In a move that has sparked concern among bank customers and fintech operators alike, the Central Bank of Nigeria (CBN) has imposed a ban on mobile money operators and fintech firms from onboarding new customers.
This directive, which affects major players like OPay, Palmpay, Kuda Bank, and Moniepoint, has been met with mixed reactions from stakeholders.
The Bank Customers Association of Nigeria has thrown its weight behind the CBN’s decision, citing the necessity to uphold rigorous Know-Your-Customer (KYC) processes to safeguard against money laundering and terrorism financing.
This move follows an ongoing audit of the KYC procedures of fintech companies, with some industry heads reportedly summoned to Abuja for discussions on the matter.
While the CBN has yet to issue a public statement regarding the directive, reliable sources from leading fintech firms have confirmed the development. However, attempts by media outlets to obtain official comments from the apex bank have been unsuccessful.
Coinciding with this directive is a court order obtained by the Economic and Financial Crimes Commission (EFCC) to freeze over a thousand bank accounts allegedly involved in illicit foreign exchange transactions, money laundering, and terrorism financing. The order, granted by Justice Emeka Nwite, allows for a 90-day investigation period.
President of the Bank Customers Association of Nigeria, Uju Ogubunka, has voiced support for the CBN’s actions, emphasising the need for stringent regulations to ensure the integrity of financial institutions. Meanwhile, individuals like Emmanuel Odunsi have welcomed the move, highlighting the imperative for robust KYC processes to combat scams and fraudulent activities.
This latest development comes after concerns were raised in October 2023 when Fidelity Bank blocked transfers to several fintech platforms due to similar KYC issues. Subsequently, the CBN introduced new KYC rules in November 2023, targeting fintech startups.
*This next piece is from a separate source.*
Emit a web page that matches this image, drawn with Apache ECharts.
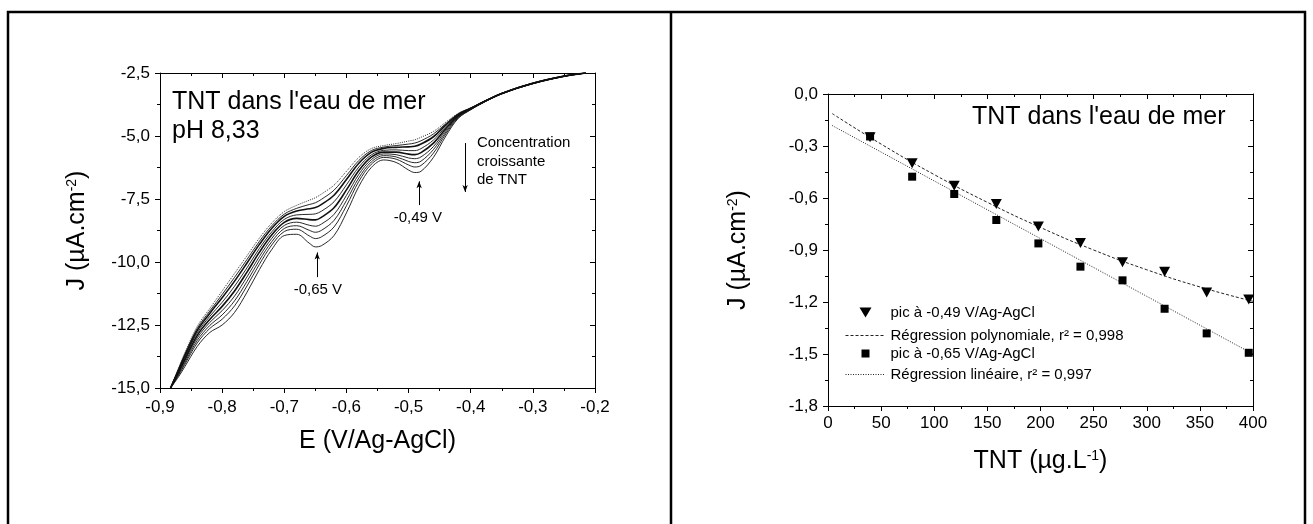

Fintech companies, which have played a pivotal role in expanding financial inclusion in Nigeria, now find themselves navigating heightened regulatory scrutiny.
The pause in onboarding new customers has raised questions about the potential impact on the CBN’s ambitious target to increase financial inclusion to 95% of the adult population by 2024.
While customers have expressed worries about the safety of their funds on social media platforms, fintech operators are grappling with the directive and awaiting further instructions from regulatory authorities. With the future uncertain, both customers and industry players are closely monitoring developments in Nigeria’s rapidly evolving fintech landscape.